Exercise brief
Within the records that follow, restate exactly the lines from the line with "Give me the" down to the line with "Voltage ( V", including both. Omit the pictures.
--- Start The records ---
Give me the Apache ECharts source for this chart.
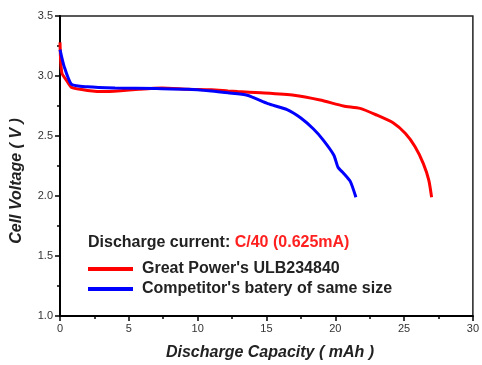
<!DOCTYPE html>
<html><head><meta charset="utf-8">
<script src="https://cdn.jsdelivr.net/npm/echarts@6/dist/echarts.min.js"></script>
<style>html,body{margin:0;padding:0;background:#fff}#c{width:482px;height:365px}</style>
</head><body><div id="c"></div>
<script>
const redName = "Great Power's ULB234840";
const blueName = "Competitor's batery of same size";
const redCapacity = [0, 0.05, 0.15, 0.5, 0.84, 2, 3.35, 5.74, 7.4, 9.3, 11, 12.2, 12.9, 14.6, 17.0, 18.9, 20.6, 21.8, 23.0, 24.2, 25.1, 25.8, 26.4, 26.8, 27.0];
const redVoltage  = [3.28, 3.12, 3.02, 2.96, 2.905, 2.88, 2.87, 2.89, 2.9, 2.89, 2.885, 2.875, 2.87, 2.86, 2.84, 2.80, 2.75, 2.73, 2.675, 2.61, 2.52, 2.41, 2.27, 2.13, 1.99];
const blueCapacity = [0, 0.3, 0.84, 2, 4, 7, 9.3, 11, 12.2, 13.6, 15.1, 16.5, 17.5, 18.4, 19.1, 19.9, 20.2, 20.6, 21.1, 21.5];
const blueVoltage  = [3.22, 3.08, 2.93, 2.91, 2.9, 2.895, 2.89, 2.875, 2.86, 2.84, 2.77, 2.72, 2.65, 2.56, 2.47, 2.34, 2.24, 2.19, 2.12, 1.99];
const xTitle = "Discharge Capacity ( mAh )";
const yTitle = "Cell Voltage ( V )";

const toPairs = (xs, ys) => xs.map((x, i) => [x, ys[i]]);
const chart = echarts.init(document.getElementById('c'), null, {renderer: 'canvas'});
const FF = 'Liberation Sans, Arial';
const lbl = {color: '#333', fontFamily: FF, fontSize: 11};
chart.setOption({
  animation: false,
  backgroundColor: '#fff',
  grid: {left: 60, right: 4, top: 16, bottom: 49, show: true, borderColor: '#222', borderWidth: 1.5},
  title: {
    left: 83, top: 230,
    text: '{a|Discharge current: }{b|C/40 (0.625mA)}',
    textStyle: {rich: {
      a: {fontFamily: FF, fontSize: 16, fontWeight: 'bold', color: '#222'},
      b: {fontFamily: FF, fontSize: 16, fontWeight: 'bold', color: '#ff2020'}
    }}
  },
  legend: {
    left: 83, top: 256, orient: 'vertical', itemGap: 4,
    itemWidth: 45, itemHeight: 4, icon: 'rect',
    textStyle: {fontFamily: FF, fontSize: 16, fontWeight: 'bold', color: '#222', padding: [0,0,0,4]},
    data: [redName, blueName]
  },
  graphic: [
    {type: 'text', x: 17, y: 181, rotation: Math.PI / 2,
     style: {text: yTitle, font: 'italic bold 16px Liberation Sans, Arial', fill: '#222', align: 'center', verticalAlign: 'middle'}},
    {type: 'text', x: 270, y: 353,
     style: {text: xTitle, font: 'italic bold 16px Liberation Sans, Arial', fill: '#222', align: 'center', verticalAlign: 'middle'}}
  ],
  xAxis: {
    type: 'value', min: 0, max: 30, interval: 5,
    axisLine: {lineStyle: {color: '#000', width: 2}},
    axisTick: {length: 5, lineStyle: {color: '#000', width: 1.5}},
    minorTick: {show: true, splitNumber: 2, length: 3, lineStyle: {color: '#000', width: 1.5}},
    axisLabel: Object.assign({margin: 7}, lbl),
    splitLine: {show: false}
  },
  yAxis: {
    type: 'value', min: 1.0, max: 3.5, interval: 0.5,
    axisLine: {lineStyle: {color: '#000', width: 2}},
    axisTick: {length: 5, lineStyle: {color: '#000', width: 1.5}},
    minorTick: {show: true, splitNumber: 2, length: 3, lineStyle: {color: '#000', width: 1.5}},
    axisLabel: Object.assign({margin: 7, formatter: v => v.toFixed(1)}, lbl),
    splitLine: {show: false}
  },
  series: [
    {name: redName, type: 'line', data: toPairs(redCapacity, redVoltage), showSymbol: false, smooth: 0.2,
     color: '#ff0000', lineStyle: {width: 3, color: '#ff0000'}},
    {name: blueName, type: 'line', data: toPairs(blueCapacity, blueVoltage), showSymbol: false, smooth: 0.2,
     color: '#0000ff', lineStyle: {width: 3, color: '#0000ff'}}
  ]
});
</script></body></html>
--- End The records ---
--- Start The records ---
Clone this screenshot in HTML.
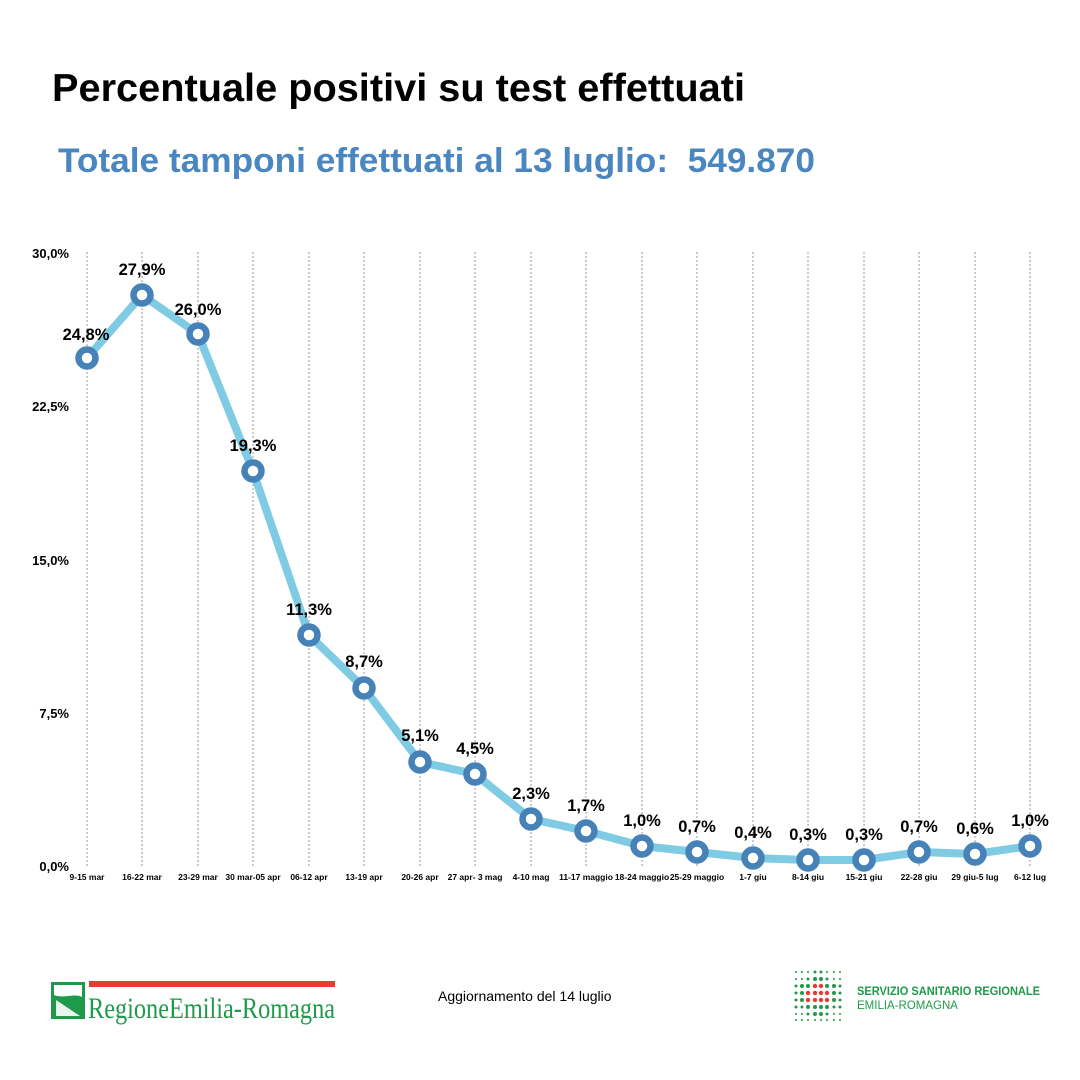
--- End The records ---
Written solution
Give me the Apache ECharts source for this chart.
<!DOCTYPE html>
<html><head><meta charset="utf-8">
<script src="https://cdn.jsdelivr.net/npm/echarts@6/dist/echarts.min.js"></script>
<style>html,body{margin:0;padding:0;background:#fff}#c{width:482px;height:365px}</style>
</head><body><div id="c"></div>
<script>
const redName = "Great Power's ULB234840";
const blueName = "Competitor's batery of same size";
const redCapacity = [0, 0.05, 0.15, 0.5, 0.84, 2, 3.35, 5.74, 7.4, 9.3, 11, 12.2, 12.9, 14.6, 17.0, 18.9, 20.6, 21.8, 23.0, 24.2, 25.1, 25.8, 26.4, 26.8, 27.0];
const redVoltage  = [3.28, 3.12, 3.02, 2.96, 2.905, 2.88, 2.87, 2.89, 2.9, 2.89, 2.885, 2.875, 2.87, 2.86, 2.84, 2.80, 2.75, 2.73, 2.675, 2.61, 2.52, 2.41, 2.27, 2.13, 1.99];
const blueCapacity = [0, 0.3, 0.84, 2, 4, 7, 9.3, 11, 12.2, 13.6, 15.1, 16.5, 17.5, 18.4, 19.1, 19.9, 20.2, 20.6, 21.1, 21.5];
const blueVoltage  = [3.22, 3.08, 2.93, 2.91, 2.9, 2.895, 2.89, 2.875, 2.86, 2.84, 2.77, 2.72, 2.65, 2.56, 2.47, 2.34, 2.24, 2.19, 2.12, 1.99];
const xTitle = "Discharge Capacity ( mAh )";
const yTitle = "Cell Voltage ( V )";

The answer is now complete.